This disclosure was made at a sensitisation workshop on GDP and Consumer Price Index (CPI) rebasing, organised in collaboration with the Nigerian Economic Summit Group (NESG).

Speaking at the event, the Statistician General of the Federation, Prince Adeyemi Adeniran, explained that the rebasing exercise is critical for ensuring accurate economic indicators.

He stated: “Rebasing our GDP and CPI allows us to align with economic transformations, providing a precise and relevant picture of Nigeria’s economic landscape. This process is foundational to informed policymaking, strategic planning, and effective governance.”

NBS proposed 2019 as the new GDP base year, citing the relative economic stability before disruptions caused by the COVID-19 pandemic and policy changes. For inflation computation, 2024 was proposed as the new base year.

Dr Baba Madu, Head of National Accounts at the NBS, elaborated on the inclusion of illegal activities, aligning with international best practices under the System of National Accounts (SNA) 2008.
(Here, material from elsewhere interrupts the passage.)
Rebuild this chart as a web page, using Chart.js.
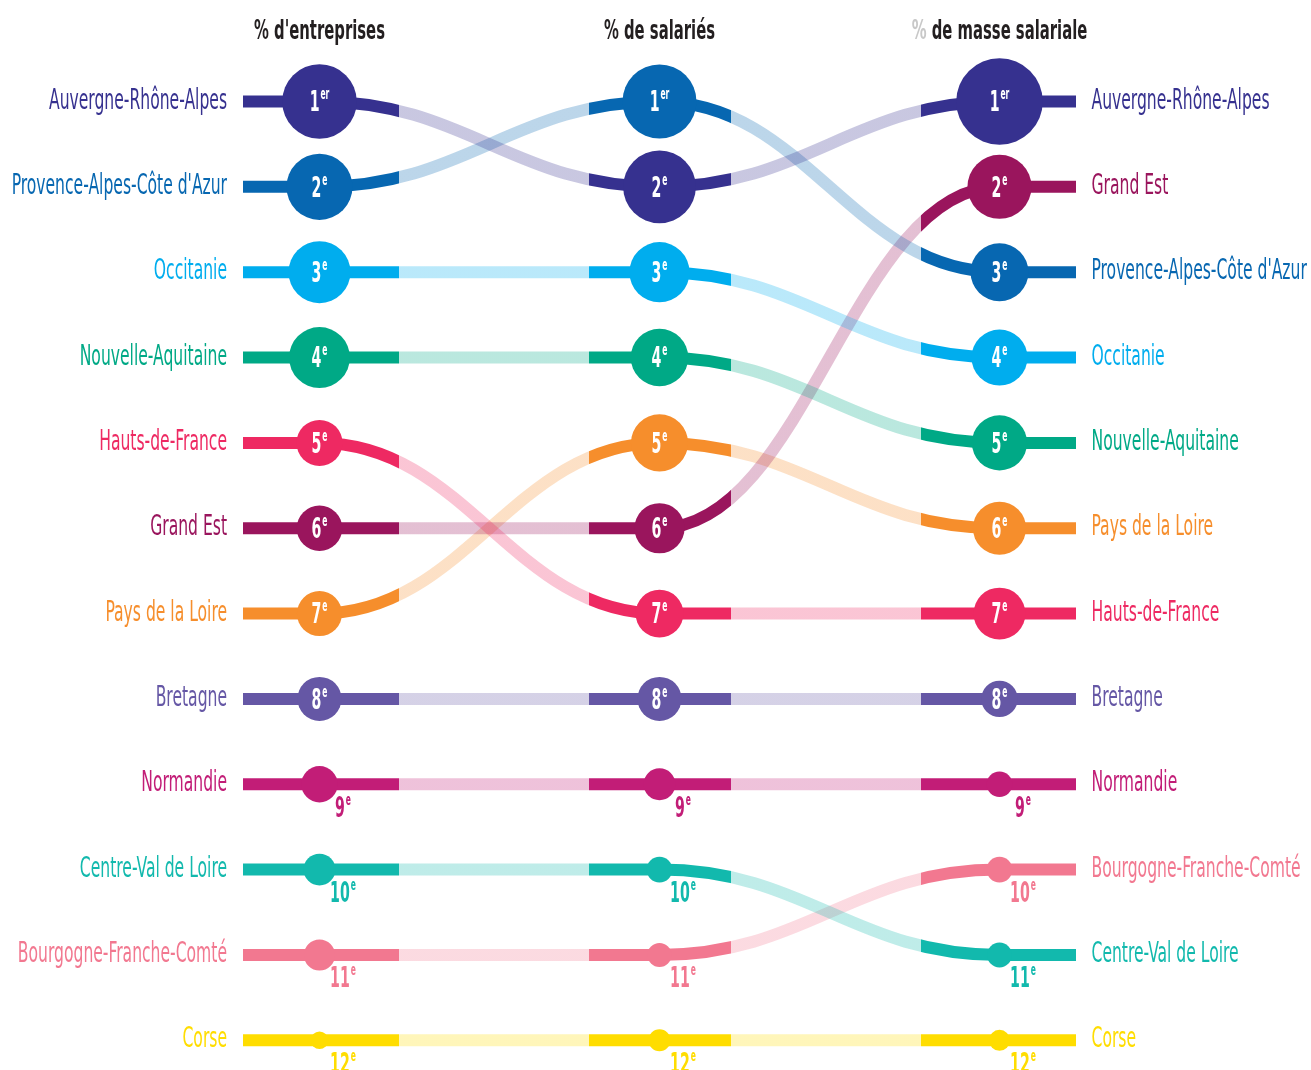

He said: “Illegal activities will be in line with the national best practices, that is, SNA 2008. If you are into, for instance, drugs, there are some countries where this drives their economy. It is illegal here because there is no legal backing. Also, prostitution—they earn income, and some even live bigger than those in the formal sector. The SNA does not say no to these.”

He highlighted challenges in collecting data on hidden activities, noting: “If I ask you how much you earn, you will lower your income. Or if someone is selling provisions and later starts selling Indian hemp, those are hidden activities. But the beauty is they are less than 3.0 to 3.5 per cent of the GDP.”

Chief Executive Officer of NESG, Dr Tayo Aduloju, highlighted the benefits of GDP rebasing, noting how Nigeria’s debt-to-GDP ratio dropped from 19 per cent to 11 per cent after the 2014 rebasing.

“Accurate data enhances credibility. Investors are drawn to transparency and growth potential, and rebasing sends a clear message: we understand our economy, and we are open for business,” he said.

He added that rebasing sharpens policymaking and drives balanced development, citing Ghana’s 2010 rebasing as a reference point for strategic planning and investment.

The NBS assured that the rebasing process is being conducted with professionalism to reflect the current economic realities in Nigeria.